• [Required task]:
Everything from the line containing "Write a Python" to the line containing "plt.rcParams['font.family'] = ['Liberation", both lines included, must be copied exactly; nothing else should be.

• [Input material]:
========================================================================

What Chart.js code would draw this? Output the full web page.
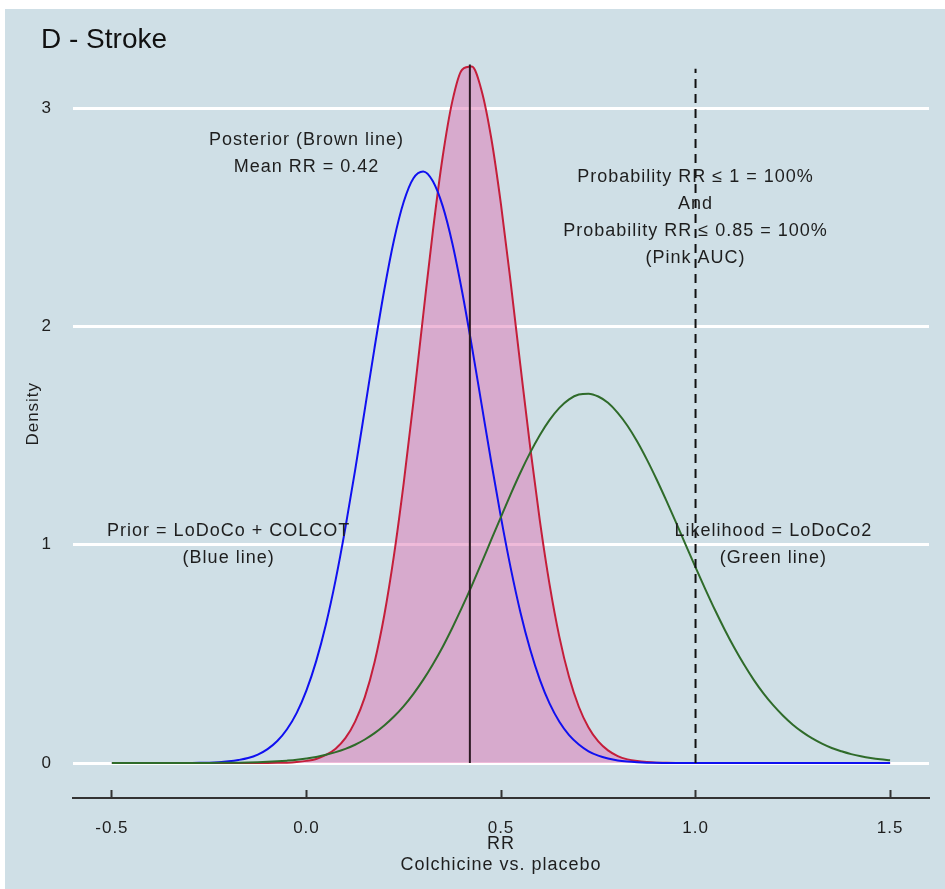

========================================================================

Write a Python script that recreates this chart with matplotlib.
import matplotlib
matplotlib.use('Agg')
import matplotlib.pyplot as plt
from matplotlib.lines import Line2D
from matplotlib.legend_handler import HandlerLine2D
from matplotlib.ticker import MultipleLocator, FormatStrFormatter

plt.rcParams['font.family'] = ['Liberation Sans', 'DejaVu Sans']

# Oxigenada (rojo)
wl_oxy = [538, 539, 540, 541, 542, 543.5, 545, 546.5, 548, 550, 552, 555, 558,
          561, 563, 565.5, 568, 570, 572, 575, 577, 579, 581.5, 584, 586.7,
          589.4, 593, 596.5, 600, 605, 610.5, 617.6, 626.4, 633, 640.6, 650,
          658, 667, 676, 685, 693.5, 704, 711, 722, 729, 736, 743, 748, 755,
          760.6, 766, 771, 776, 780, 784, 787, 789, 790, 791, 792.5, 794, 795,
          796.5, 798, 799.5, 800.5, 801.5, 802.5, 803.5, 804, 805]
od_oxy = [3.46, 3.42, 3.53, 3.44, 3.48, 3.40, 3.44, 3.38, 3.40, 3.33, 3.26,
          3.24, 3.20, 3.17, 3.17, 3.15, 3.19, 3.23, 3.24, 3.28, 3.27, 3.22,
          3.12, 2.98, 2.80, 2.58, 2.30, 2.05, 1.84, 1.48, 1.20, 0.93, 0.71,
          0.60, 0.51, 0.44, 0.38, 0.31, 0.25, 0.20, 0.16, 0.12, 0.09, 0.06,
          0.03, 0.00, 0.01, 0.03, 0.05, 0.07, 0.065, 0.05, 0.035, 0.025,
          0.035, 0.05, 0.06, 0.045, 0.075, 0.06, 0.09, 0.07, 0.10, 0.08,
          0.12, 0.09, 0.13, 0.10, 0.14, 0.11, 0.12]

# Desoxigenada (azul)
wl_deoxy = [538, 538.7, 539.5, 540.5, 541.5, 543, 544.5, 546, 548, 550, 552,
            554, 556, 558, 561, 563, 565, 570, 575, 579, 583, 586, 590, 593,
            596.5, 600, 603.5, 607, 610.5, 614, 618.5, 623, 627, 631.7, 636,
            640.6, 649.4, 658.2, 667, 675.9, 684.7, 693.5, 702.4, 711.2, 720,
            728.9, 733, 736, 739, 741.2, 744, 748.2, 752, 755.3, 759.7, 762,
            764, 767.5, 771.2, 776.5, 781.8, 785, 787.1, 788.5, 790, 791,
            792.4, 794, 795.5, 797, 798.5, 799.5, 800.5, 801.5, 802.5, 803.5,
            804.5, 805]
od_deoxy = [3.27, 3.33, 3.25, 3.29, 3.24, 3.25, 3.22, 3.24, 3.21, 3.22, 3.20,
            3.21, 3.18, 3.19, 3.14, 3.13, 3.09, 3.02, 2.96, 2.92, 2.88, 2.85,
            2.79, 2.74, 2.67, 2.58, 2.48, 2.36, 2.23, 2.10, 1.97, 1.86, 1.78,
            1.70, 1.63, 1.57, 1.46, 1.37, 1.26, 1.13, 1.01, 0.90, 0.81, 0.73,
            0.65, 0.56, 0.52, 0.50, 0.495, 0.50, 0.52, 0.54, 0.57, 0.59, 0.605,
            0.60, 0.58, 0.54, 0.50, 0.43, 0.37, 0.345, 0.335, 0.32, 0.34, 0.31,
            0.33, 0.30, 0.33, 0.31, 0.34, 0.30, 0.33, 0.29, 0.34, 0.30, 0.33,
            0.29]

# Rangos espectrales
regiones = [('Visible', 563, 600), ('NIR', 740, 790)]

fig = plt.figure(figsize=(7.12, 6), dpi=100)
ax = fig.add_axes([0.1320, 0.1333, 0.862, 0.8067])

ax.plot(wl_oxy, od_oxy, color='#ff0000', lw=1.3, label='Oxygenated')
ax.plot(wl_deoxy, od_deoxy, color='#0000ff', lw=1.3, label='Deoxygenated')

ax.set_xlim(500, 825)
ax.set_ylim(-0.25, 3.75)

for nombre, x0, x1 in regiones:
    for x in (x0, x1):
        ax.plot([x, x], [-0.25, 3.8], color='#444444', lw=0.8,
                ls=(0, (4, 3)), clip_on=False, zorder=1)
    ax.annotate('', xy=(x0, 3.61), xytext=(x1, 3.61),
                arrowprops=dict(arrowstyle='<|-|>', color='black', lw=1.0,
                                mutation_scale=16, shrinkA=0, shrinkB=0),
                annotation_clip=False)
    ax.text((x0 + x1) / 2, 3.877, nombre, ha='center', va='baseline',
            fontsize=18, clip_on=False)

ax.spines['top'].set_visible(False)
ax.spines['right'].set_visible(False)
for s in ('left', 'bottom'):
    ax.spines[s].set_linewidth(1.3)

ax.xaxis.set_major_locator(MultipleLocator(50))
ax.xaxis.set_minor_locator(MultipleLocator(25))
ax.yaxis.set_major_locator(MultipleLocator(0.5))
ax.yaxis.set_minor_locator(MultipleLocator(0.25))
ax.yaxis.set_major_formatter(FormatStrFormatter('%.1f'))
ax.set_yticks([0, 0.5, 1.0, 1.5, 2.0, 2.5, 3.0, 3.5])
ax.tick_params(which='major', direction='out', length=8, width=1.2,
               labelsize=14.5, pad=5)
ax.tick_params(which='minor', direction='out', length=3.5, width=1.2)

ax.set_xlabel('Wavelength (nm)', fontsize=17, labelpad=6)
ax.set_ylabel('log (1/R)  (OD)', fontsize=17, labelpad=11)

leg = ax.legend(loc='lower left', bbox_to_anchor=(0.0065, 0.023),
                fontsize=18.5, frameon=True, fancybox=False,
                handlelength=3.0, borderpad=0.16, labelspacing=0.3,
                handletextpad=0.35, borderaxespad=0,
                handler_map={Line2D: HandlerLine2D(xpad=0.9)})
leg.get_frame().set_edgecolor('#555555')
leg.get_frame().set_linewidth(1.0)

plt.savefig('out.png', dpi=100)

========================================================================

• [Answer for this exercise]:
Write a Python script that recreates this chart with matplotlib.
import matplotlib
matplotlib.use('Agg')
import matplotlib.pyplot as plt
from matplotlib.lines import Line2D
from matplotlib.legend_handler import HandlerLine2D
from matplotlib.ticker import MultipleLocator, FormatStrFormatter

plt.rcParams['font.family'] = ['Liberation Sans', 'DejaVu Sans']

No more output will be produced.